One could note that incumbent presidents rarely lose reelection bids. The last time a party lost a reelection after just one term in control of the White House was 40 years ago. The fact that Biden achieved this victory, likely winning the popular vote by a bigger margin than we saw in 2000, 2004, 2012, and 2016, is no small thing. But it was a victory that didn't translate well for Democrats down the ballot.



And the recriminations from Democrats have fallen along familiar lines. In a much cited conversation among the House Democratic Caucus, more moderate white members worried that attacks on them as being socialist or embracing more progressive messaging on racial justice were making them less electable. As the New York Times reported, "Representative Abigail Spanberger, who narrowly escaped defeat on Wednesday in a conservative-leaning district in Virginia that Democrats had also toiled to protect, chastised her progressive colleagues for embracing the 'defund the police' movement and for not pushing back forcefully against accusations of socialism. If Democrats did not acknowledge the election results as a 'failure' and change strategies, she said using an expletive for emphasis, they would be 'crushed' in future elections."

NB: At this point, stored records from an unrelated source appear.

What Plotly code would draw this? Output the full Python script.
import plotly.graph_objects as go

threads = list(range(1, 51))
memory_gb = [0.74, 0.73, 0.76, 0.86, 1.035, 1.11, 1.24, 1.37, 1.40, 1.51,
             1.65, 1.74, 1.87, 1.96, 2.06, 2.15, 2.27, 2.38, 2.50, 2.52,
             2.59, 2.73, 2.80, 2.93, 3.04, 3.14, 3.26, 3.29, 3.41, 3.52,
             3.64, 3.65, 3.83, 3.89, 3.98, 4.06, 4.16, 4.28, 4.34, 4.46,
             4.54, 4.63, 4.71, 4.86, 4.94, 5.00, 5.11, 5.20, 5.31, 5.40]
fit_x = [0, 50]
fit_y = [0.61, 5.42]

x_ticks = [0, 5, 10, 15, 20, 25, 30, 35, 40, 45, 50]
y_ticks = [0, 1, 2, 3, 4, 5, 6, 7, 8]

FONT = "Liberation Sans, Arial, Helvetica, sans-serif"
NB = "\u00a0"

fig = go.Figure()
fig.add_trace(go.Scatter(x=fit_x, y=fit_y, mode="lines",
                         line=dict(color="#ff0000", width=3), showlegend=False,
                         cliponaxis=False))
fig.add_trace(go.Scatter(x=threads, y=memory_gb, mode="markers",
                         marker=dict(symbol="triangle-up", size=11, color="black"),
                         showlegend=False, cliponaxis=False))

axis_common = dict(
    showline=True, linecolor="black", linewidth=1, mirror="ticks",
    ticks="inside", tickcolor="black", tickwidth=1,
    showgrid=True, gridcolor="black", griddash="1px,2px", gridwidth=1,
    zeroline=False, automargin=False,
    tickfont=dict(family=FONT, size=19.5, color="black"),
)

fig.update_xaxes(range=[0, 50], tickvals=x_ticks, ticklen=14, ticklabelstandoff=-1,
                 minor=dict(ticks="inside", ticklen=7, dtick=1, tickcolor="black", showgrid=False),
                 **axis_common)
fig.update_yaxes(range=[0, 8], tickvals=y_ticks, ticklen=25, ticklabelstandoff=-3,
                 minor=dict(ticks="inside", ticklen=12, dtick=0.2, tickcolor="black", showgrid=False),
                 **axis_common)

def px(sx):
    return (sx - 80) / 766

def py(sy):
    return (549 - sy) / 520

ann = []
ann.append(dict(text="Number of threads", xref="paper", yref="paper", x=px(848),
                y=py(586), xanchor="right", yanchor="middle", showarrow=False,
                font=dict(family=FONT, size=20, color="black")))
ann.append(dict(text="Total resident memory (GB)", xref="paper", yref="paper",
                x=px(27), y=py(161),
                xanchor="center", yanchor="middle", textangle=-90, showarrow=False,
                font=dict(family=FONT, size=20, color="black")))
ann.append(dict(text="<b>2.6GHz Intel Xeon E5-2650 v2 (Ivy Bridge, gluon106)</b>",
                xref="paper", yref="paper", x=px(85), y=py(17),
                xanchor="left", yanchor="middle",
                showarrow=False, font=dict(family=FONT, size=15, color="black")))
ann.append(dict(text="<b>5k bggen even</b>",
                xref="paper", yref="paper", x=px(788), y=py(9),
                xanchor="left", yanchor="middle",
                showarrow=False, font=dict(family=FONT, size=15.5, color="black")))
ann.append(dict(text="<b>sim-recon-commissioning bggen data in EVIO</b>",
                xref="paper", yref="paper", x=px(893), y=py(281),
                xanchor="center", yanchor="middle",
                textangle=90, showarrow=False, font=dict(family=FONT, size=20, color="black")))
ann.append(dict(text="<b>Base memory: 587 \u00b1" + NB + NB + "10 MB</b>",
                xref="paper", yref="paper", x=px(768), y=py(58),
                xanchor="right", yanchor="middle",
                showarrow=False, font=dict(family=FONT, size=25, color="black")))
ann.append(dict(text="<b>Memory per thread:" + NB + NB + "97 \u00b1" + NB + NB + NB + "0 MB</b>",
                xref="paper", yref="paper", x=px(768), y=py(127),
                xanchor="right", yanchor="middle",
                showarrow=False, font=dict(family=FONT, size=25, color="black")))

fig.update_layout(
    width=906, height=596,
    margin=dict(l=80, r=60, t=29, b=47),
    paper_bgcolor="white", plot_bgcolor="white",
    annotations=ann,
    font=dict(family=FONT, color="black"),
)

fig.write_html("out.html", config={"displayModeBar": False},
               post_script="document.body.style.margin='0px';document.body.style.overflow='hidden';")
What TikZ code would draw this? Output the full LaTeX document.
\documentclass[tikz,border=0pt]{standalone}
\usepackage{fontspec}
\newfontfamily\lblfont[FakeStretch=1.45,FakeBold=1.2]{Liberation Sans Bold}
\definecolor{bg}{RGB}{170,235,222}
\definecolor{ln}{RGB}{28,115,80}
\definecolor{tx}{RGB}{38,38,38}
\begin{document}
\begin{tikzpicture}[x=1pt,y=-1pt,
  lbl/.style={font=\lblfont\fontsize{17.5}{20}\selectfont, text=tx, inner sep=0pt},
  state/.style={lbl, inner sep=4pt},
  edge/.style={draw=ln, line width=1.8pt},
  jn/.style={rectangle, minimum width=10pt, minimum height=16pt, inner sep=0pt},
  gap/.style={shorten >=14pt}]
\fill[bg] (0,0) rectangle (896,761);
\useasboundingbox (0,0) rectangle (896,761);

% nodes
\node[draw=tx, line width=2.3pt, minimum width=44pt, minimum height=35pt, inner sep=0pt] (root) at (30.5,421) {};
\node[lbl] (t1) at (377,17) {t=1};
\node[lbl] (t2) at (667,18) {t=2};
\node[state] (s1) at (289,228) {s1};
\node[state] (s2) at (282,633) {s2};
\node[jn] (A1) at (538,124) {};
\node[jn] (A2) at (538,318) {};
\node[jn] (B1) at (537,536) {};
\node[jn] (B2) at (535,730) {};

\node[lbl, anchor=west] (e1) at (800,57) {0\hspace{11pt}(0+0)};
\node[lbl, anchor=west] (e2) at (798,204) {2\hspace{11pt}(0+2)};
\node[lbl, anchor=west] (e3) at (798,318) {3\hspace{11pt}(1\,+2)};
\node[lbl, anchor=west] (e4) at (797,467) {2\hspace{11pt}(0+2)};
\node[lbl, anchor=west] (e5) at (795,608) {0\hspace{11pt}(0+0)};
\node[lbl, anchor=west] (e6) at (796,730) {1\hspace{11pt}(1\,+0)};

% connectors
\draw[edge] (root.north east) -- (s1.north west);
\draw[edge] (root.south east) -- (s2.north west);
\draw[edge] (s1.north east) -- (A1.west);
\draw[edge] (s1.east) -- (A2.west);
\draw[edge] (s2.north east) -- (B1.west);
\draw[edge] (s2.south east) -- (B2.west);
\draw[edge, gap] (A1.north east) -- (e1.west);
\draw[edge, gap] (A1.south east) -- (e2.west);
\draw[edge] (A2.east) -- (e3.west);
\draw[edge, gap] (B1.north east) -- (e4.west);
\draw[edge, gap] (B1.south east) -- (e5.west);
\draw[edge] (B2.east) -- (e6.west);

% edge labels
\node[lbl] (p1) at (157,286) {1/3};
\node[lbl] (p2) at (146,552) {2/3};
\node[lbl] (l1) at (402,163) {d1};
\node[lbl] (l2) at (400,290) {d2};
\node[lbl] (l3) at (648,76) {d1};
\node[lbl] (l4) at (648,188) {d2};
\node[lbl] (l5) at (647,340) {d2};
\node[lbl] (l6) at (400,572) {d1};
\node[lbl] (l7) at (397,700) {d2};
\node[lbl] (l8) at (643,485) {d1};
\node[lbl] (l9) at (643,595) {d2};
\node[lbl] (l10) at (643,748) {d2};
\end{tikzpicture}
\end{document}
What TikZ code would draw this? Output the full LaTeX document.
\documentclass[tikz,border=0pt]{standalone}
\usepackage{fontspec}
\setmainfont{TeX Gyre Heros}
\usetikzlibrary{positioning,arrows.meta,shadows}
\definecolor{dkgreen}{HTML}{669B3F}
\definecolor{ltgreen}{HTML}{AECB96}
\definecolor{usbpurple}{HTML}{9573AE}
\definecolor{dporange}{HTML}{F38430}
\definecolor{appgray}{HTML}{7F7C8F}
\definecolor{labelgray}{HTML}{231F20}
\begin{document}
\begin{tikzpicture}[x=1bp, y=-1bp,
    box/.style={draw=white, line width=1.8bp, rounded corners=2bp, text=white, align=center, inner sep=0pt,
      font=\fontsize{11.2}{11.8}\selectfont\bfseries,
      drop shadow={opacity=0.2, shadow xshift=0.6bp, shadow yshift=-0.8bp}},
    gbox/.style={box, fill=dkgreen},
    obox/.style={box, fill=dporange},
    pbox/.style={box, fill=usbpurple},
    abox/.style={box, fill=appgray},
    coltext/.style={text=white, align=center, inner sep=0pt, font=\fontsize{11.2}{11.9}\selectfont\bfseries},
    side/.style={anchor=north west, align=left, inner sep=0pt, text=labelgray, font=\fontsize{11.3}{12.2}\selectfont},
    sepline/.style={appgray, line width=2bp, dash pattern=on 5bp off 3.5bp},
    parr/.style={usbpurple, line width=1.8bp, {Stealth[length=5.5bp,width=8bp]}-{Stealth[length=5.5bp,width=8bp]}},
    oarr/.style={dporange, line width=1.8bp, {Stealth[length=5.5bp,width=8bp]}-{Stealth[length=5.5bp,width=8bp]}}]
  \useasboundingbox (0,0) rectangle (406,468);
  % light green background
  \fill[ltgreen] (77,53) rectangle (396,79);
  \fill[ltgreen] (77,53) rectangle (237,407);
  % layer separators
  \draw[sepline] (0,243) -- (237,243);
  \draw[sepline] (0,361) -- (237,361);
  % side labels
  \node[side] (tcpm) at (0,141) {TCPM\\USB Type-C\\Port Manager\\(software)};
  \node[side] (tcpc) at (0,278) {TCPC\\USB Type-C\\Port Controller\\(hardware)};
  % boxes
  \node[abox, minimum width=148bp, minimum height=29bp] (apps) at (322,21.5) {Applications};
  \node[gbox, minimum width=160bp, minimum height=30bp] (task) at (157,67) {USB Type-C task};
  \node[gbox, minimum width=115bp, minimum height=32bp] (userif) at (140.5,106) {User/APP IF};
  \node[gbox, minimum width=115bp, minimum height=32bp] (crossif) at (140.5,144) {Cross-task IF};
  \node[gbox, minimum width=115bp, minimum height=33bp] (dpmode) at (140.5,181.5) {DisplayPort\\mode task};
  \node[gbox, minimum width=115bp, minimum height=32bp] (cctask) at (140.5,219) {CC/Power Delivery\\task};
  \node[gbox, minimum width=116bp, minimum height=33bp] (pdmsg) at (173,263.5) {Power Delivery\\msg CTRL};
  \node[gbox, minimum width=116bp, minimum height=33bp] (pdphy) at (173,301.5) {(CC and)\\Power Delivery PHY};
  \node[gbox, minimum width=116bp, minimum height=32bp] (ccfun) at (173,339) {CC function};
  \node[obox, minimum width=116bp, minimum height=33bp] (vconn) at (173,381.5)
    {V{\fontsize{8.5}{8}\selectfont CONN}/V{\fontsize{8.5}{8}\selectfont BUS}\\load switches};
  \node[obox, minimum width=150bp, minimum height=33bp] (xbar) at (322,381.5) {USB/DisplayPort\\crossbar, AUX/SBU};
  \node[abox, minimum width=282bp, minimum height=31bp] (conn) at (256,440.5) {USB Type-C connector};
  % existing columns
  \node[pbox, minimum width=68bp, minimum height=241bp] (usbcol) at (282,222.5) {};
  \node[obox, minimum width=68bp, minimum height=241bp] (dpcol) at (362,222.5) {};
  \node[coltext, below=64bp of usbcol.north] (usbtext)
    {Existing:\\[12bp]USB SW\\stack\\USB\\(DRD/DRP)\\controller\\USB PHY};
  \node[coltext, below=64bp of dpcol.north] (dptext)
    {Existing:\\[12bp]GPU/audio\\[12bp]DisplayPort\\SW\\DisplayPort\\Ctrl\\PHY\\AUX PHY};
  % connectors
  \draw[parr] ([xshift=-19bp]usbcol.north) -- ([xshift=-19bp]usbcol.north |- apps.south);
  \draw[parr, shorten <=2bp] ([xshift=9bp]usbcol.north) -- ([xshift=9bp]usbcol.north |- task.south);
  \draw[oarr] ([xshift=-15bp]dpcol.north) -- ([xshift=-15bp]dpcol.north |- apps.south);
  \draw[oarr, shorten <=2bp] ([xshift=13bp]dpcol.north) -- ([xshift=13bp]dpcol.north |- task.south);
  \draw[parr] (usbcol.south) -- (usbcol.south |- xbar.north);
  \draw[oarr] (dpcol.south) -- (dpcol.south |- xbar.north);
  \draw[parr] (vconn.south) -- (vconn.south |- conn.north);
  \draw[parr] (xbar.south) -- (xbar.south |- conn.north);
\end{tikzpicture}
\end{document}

These criticisms were met by pushback from people of color from more left-leaning districts. "We didn’t get the repudiation of Trump we wanted, but we turned out huge numbers of young people, brown and Black people," said Rep. Pramila Jayapal of Washington. "Don’t be so quick to blame the members who have been responsible for energizing these groups, who will ultimately save the day in the race for the White House." Rep. Rashida Tlaib of Michigan added, "To be real, it sounds like you are saying stop pushing for what Black folks want."



In a series of tweets and interviews, Progressive icon Rep. Alexandria Ocasio-Cortez of New York claimed that more moderate Democratic House members campaigned poorly and massively under-invested in digital advertising, and that this was more likely a cause of defeat than any progressive messaging. She noted that those swing-district members who embraced Medicare For All did just fine in their reelection bids.



These are the same sorts of arguments Democrats have been having for years, possibly decades, every time they underperform in an election. More moderate whites argue that winning the votes of other moderate whites is essential to future victories, and being too embracing of racial justice policies or anything that can be branded "socialist" will cause those voters to drift to the Republicans. More progressive people of color argue that motivating other people of color is essential to future victories, and trying to woo centrist whites will reduce turnout.



I am not claiming one side is clearly right or wrong. Comb through the exit polls (and honestly I'd encourage you to wait a few weeks to do that) and you can usually find some evidence to support your side. It's also not obviously terrible for the party to have this fight. The Democratic Party is a massive and increasingly diverse coalition, and different groups and factions will compete for resources and attention. And they've been stifling a lot of these differences all year.



But what impresses me is that the Democrats are having this conversation at all. They have just taken the White House. That it's the Democrats publicly airing their grievances with each other, rather than the Republicans looking to blame someone within their party for a loss that didn't need to happen, is notable. Perhaps this will change over the coming weeks. But it may also simply be an aspect of party culture. Self-doubt may be alien to Republicans, but it's sewn into Democrats' nature.